I’m posting this review because it seems appropriate for the time we’re currently living through. I read it a long time ago, but now it seems particularly relevant because it ends with a love affair between a man and a woman who are in their 70’s and it takes place during the cholera plague.
The main characters of the novel are Florentino Ariza and Fermina Daza. Florentino and Fermina fall in love in their youth. A secret relationship blossoms between the two and they exchange love letters. However, once Fermina’s father, Lorenzo Daza, finds out about the two, he forces his daughter to stop seeing Florentino immediately. When she refuses, he and his daughter move in with his deceased wife’s family in another city. Fermina and Florentino continue to communicate via telegraph, but, upon her return, Fermina breaks off her engagement to Florentino and returns all his letters.
Fermina marries Dr. Juvenal Urbino, a physician devoted to science, modernity, and “order and progress”. He is committed to the eradication of cholera and to the promotion of public works. He is a rational man whose life is organized precisely and who greatly values his importance and reputation in society. He is a herald of progress and modernization.
Meanwhile, Florentino swears to stay faithful and wait for her, except that he becomes very promiscuous (as a coping mechanism??). Meanwhile, Fermina and Urbino grow old together, going through happy years and unhappy ones and experiencing all the reality of marriage. At an elderly age, Urbino attempts to get his pet parrot out of his mango tree, only to fall off the ladder he was standing on and die. After the funeral, Florentino proclaims his love for Fermina once again and tells her he has stayed faithful to her all these years. Hesitant at first because she is only recently widowed, and finds his advances untoward, Fermina eventually gives him a second chance. They attempt a life together, having lived two lives separately for over five decades.
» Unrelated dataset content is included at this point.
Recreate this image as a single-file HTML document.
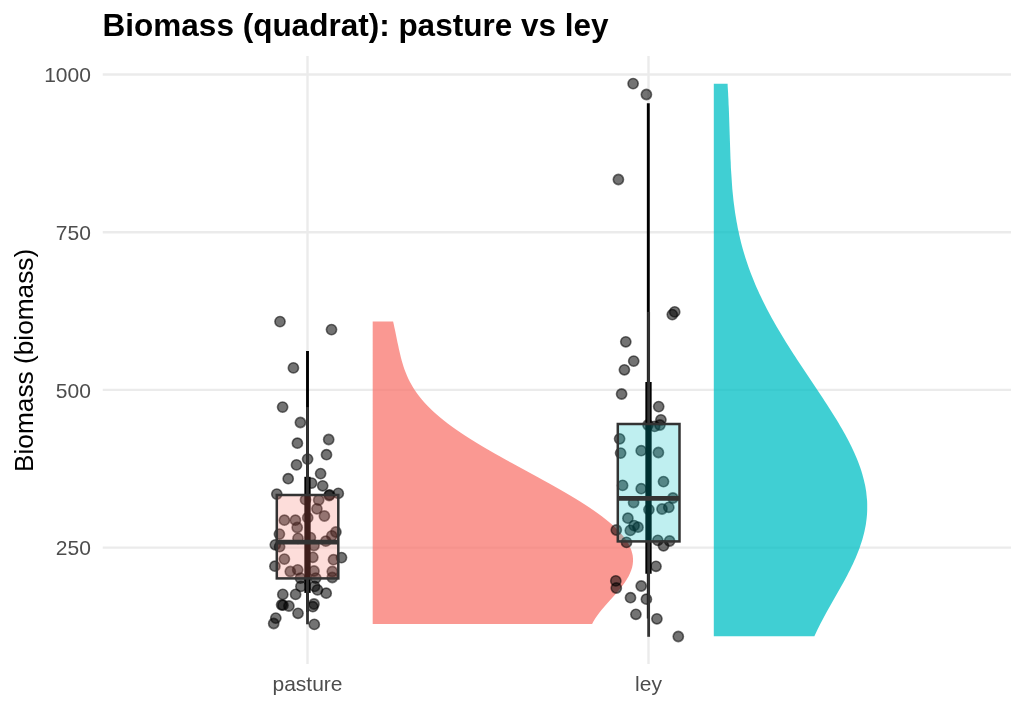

By the end of the book, Fermina comes to recognize Florentino’s wisdom and maturity, and their love is allowed to blossom during their old age. They go on a cruise (wouldn’t be allowed today, I guess). Florentio persuades the captain to raise a yellow flag, indicating that there is cholera aboard, so they are not allowed to dock, allowing the couple to extend the time they are alone together, isolated.